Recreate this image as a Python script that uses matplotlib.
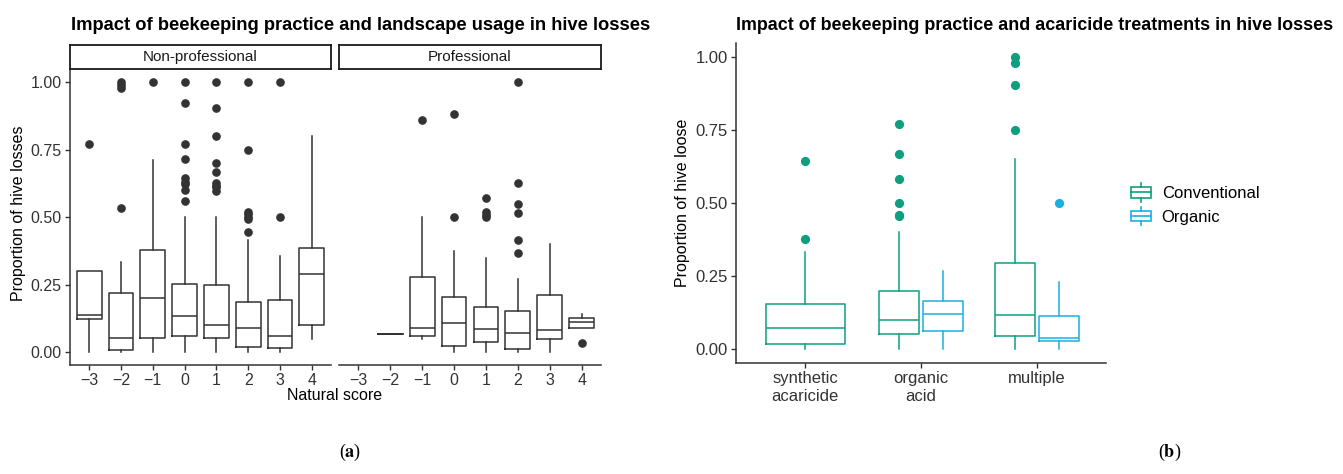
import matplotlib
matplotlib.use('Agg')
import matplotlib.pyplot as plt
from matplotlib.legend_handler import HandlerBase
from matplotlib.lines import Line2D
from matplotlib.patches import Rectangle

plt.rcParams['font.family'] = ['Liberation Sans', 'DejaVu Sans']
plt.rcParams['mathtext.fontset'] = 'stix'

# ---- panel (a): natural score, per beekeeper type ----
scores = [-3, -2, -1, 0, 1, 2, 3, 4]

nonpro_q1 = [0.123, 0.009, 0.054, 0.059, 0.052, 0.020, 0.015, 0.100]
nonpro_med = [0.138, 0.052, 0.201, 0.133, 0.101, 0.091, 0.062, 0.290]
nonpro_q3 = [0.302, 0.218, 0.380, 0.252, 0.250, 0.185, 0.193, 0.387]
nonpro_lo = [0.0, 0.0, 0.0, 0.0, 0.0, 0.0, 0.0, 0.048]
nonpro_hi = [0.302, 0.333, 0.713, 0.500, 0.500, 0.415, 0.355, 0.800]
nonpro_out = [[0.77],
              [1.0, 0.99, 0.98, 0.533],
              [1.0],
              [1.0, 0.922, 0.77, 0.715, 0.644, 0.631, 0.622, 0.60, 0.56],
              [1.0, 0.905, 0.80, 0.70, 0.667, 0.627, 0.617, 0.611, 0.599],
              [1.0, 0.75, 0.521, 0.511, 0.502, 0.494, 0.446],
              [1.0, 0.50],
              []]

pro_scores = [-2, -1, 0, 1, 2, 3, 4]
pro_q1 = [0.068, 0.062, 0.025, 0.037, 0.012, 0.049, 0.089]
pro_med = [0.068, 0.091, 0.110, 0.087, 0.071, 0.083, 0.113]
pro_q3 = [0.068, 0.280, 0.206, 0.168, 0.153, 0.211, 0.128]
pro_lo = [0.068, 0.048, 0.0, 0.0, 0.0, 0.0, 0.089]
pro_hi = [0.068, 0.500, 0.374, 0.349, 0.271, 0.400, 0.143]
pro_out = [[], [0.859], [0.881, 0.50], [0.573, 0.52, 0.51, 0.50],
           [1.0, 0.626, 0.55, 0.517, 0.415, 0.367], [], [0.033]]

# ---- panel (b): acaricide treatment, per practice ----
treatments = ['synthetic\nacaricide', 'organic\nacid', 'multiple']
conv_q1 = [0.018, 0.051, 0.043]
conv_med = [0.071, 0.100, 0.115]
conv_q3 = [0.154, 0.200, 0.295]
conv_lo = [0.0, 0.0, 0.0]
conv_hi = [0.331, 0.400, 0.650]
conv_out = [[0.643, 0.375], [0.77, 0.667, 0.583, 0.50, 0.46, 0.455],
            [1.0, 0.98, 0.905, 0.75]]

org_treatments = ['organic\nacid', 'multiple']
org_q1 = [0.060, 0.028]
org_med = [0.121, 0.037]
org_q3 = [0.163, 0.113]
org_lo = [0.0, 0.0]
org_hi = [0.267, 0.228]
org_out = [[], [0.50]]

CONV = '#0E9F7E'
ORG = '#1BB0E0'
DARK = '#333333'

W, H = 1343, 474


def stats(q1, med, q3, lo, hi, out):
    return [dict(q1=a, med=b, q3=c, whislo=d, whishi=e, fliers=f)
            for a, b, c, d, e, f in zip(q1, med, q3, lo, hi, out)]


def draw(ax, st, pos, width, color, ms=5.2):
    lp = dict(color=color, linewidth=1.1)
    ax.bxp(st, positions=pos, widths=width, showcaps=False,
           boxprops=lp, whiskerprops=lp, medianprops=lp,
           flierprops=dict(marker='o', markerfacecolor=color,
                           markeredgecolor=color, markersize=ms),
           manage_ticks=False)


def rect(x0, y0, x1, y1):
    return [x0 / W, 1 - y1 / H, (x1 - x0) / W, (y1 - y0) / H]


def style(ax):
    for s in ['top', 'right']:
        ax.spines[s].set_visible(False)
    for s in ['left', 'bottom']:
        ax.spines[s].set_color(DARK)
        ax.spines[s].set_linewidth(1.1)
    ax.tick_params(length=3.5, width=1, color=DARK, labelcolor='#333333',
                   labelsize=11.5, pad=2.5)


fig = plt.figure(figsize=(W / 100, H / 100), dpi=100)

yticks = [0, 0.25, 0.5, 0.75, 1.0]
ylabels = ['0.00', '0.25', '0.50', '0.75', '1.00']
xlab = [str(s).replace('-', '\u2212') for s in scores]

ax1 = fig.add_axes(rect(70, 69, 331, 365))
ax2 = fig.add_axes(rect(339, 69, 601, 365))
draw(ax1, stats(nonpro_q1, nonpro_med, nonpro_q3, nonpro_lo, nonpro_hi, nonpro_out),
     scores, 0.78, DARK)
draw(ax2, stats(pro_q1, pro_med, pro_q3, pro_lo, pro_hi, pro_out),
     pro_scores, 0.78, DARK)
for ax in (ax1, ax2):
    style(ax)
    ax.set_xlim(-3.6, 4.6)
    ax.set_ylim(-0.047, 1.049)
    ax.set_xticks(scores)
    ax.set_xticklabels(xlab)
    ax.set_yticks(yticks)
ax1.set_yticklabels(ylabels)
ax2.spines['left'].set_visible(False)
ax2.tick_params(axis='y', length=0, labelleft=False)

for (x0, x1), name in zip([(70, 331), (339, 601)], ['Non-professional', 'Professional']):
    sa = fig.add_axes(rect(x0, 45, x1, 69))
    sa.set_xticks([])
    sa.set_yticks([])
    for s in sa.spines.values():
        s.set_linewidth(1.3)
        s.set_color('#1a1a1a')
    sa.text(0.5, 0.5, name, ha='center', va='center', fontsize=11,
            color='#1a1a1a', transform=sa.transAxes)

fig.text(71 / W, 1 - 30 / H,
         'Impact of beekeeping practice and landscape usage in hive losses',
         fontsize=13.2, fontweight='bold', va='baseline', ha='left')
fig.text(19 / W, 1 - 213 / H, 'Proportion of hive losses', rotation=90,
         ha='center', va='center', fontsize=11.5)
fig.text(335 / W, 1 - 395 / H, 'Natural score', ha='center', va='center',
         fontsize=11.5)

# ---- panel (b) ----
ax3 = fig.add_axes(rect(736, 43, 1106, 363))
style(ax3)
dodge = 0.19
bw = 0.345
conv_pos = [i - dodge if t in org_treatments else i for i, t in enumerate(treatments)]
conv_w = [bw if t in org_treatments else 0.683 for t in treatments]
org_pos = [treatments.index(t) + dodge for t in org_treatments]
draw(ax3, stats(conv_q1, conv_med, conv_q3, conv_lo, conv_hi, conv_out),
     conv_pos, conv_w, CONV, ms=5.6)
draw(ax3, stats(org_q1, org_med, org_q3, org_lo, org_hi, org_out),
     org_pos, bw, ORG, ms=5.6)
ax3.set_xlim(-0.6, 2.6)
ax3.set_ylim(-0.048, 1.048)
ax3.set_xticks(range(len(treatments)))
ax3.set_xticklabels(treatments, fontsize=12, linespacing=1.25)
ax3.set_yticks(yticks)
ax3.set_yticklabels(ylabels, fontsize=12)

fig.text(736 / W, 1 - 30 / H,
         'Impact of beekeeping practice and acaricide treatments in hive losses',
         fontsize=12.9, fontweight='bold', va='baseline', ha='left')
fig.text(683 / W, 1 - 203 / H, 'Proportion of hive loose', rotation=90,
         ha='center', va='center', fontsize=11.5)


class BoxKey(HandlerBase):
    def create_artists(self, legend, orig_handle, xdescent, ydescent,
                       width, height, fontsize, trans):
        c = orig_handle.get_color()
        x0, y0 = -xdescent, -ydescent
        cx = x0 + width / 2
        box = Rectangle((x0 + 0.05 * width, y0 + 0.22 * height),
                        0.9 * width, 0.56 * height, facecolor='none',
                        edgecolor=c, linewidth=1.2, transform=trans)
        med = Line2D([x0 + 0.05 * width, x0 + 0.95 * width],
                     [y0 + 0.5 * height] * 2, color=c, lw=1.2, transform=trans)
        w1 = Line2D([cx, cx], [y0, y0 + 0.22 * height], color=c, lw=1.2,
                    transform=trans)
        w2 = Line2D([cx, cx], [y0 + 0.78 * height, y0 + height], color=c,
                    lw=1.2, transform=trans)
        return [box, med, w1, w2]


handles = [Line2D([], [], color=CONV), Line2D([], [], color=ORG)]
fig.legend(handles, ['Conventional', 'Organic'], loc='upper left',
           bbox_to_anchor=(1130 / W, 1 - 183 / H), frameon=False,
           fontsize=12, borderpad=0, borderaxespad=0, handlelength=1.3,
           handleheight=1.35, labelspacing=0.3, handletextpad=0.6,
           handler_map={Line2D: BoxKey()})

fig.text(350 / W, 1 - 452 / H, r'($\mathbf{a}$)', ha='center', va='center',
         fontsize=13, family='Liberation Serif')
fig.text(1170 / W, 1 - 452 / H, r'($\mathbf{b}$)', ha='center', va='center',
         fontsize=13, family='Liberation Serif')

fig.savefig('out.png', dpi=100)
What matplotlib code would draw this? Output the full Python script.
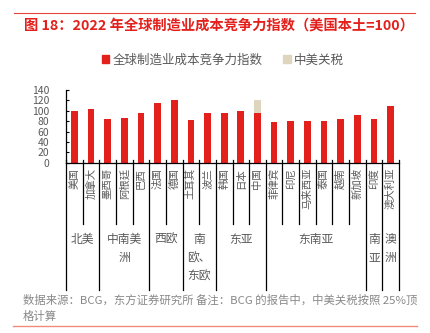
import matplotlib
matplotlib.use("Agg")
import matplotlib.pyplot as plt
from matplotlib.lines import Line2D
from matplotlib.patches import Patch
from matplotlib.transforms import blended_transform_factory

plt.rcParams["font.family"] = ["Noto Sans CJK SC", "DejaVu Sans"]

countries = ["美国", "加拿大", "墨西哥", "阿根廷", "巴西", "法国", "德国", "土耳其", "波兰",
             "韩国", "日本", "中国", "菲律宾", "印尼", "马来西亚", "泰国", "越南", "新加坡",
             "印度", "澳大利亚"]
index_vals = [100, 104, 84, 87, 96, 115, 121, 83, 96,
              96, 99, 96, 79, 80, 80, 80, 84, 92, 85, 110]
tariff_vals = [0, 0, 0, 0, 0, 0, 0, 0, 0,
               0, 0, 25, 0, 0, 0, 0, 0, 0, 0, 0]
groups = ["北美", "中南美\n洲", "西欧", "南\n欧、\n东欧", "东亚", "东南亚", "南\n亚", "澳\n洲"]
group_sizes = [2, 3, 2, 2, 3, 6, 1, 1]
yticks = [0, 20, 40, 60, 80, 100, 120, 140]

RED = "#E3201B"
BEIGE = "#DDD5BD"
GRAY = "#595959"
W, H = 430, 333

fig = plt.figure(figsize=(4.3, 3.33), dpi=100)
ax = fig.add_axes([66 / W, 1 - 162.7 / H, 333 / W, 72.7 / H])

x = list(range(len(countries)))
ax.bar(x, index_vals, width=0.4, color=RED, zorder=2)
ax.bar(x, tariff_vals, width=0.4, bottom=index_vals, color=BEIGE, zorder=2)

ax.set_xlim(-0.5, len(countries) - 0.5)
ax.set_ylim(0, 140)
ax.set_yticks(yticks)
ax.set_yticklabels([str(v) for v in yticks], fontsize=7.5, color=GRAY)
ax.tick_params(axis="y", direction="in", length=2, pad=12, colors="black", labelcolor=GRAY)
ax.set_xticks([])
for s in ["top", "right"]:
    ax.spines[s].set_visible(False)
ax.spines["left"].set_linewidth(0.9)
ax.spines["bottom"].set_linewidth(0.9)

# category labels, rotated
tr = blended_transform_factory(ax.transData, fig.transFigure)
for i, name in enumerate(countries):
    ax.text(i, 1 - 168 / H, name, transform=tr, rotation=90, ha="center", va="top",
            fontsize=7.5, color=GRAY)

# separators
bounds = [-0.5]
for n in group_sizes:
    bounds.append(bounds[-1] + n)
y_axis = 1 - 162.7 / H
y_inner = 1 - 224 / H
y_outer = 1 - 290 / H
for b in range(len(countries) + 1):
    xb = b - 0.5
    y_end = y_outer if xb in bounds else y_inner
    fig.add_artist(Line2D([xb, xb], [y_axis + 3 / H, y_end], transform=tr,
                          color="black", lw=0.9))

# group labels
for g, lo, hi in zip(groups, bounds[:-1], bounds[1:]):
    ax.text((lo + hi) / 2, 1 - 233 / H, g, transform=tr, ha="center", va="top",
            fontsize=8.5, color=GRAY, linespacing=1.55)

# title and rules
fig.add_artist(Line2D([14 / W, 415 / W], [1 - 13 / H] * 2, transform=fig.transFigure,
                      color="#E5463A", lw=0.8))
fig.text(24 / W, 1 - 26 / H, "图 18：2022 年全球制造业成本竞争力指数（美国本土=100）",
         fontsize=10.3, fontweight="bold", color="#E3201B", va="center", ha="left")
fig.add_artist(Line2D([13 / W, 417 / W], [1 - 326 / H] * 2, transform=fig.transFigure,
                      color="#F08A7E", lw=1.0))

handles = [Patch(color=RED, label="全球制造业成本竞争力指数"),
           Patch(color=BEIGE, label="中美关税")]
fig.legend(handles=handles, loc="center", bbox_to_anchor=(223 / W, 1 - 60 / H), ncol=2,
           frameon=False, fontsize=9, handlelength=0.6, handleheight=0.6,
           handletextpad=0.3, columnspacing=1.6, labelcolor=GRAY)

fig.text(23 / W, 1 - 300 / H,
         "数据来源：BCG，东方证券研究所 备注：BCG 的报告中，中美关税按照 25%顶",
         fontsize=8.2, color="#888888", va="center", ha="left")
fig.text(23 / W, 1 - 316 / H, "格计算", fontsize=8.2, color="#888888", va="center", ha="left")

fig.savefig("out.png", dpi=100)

----

◆ **WHAT THE EXERCISE ASKS**
Retype the section that opens with the line holding "What matplotlib code" and closes with the line holding "from matplotlib.transforms import", exactly as it reads, without any pictures.

◆ **RESULT OF THIS EXERCISE**
What matplotlib code would draw this? Output the full Python script.
import matplotlib
matplotlib.use("Agg")
import matplotlib.pyplot as plt
from matplotlib.lines import Line2D
from matplotlib.patches import Patch
from matplotlib.transforms import blended_transform_factory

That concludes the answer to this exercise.